▶ **TASK**: In the material below, the lines containing the word "this" are required; copy each of them.

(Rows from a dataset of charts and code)
************
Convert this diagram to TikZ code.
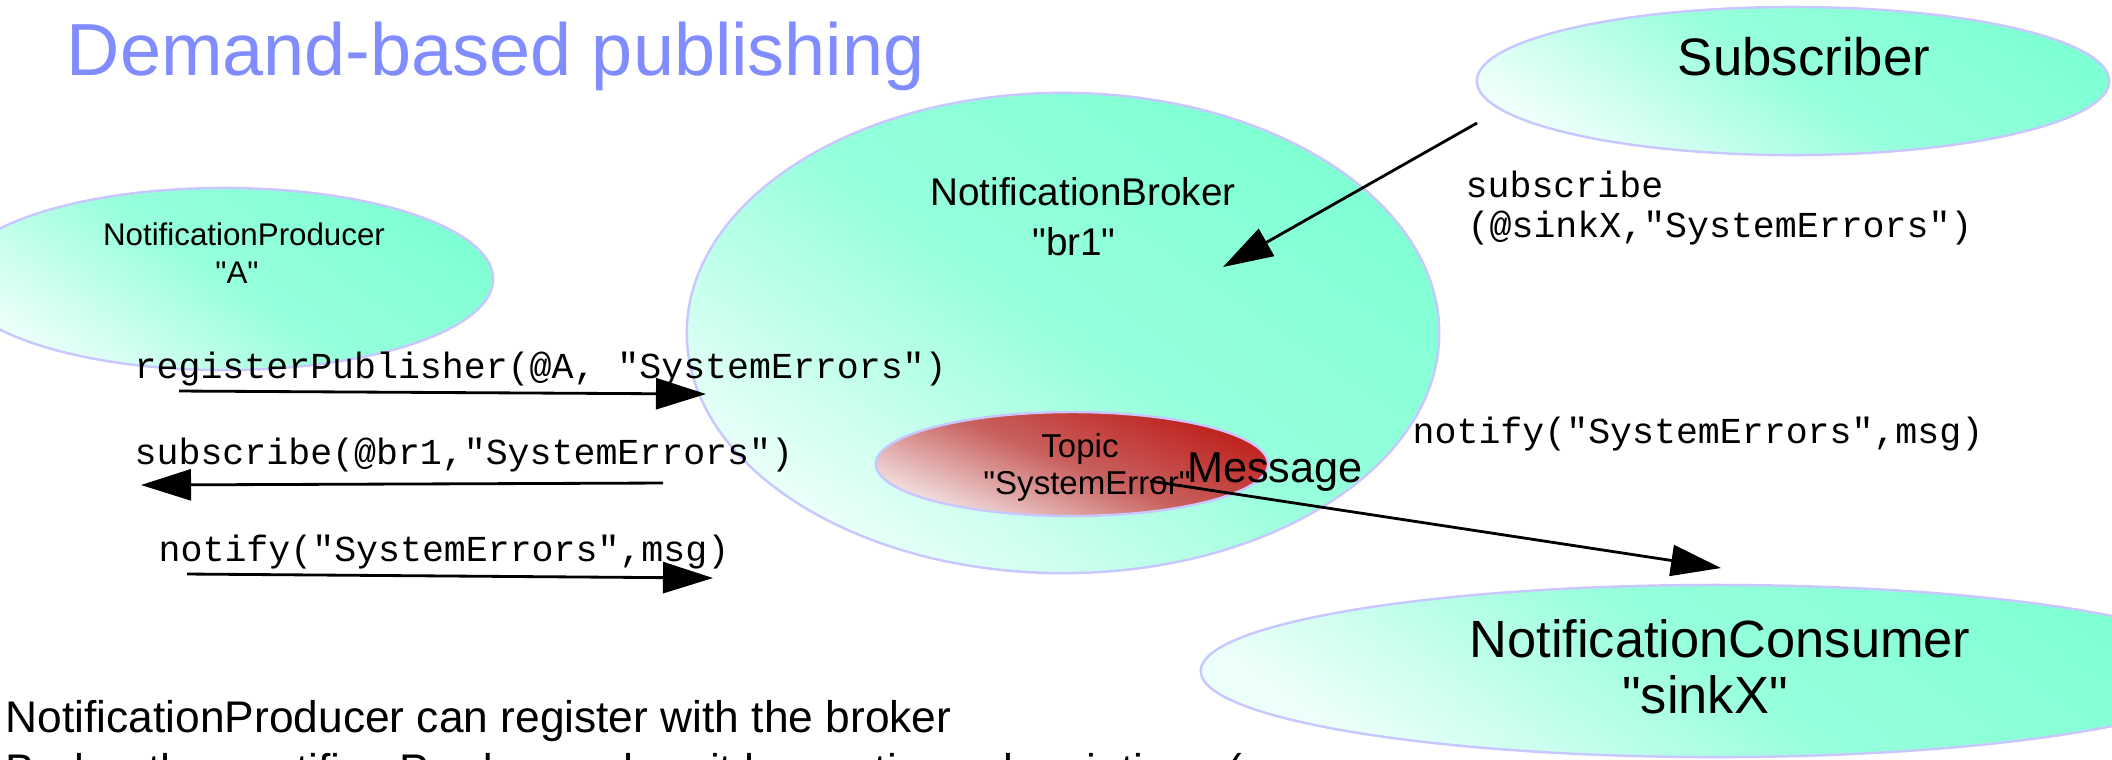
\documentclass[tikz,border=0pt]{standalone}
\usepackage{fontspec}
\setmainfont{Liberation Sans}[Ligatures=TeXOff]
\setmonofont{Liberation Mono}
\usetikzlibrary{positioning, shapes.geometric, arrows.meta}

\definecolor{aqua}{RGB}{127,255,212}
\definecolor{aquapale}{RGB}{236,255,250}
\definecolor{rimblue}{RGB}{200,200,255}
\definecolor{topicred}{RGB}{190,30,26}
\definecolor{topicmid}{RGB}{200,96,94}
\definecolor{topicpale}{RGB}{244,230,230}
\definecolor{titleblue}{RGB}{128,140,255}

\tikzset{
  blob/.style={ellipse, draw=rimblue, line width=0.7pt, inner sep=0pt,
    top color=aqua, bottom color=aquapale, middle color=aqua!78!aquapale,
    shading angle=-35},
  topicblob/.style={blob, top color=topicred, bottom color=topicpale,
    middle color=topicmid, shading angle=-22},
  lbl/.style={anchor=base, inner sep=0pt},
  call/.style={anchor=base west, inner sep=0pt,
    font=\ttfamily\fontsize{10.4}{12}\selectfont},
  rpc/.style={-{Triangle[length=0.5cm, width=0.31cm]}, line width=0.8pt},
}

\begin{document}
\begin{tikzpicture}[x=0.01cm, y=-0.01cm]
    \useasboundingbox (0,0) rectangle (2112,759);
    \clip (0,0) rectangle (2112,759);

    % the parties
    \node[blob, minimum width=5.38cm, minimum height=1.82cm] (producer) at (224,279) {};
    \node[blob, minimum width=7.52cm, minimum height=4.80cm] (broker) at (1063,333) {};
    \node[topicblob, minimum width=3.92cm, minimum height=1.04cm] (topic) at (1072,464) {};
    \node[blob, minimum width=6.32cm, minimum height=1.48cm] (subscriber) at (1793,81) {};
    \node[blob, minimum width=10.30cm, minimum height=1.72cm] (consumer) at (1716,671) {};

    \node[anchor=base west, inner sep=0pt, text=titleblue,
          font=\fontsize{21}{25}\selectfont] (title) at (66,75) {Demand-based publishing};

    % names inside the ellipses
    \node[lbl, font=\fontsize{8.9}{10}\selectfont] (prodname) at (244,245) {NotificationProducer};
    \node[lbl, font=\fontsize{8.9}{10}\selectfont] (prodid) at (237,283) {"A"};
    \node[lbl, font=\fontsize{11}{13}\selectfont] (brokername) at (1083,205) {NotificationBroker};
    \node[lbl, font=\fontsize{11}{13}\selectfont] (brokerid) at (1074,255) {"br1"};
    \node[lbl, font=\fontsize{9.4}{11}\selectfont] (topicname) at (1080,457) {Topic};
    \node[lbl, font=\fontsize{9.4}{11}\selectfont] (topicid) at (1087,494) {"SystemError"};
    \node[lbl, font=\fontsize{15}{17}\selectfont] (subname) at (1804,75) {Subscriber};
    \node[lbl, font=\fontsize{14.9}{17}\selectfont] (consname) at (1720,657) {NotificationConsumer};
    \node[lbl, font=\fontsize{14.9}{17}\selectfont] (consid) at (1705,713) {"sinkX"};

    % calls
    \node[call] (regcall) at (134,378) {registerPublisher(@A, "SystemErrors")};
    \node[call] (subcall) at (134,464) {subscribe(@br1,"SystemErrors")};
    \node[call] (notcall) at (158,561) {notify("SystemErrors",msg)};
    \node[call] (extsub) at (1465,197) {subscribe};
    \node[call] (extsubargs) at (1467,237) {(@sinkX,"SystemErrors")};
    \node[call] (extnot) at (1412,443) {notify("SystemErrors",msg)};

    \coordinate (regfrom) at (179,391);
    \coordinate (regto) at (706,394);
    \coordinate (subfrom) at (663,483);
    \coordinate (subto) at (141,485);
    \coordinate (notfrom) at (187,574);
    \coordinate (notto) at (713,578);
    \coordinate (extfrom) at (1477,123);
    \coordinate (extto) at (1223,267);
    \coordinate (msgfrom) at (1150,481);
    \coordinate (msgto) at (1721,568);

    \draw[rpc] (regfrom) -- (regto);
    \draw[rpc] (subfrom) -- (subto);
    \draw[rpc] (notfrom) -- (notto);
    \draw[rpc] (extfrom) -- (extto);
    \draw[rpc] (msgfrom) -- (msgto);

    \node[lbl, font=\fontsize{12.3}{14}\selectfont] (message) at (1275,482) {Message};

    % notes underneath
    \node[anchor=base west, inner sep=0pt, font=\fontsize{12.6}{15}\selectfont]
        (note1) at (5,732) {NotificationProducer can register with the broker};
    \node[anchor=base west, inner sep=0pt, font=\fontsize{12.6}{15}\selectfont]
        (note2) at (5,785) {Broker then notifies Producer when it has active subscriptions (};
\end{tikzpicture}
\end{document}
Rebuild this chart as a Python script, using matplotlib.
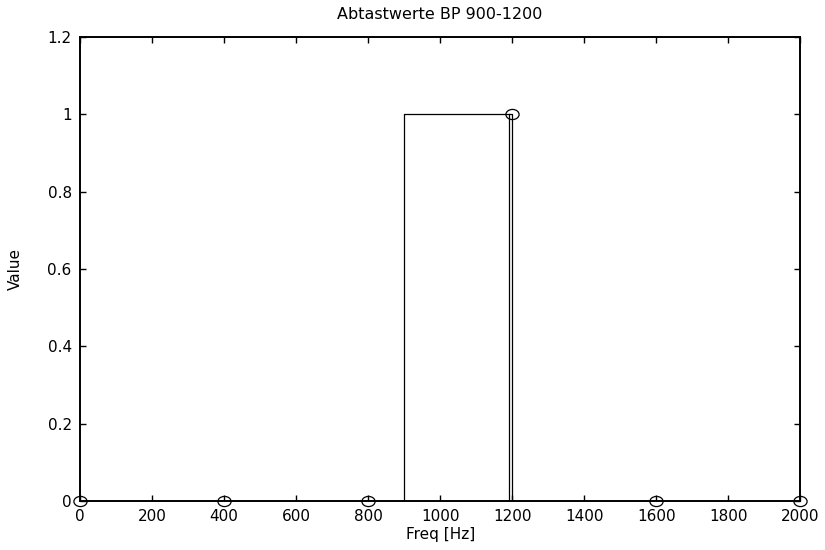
************
▶ **THE SOLUTION**:
Convert this diagram to TikZ code.
Rebuild this chart as a Python script, using matplotlib.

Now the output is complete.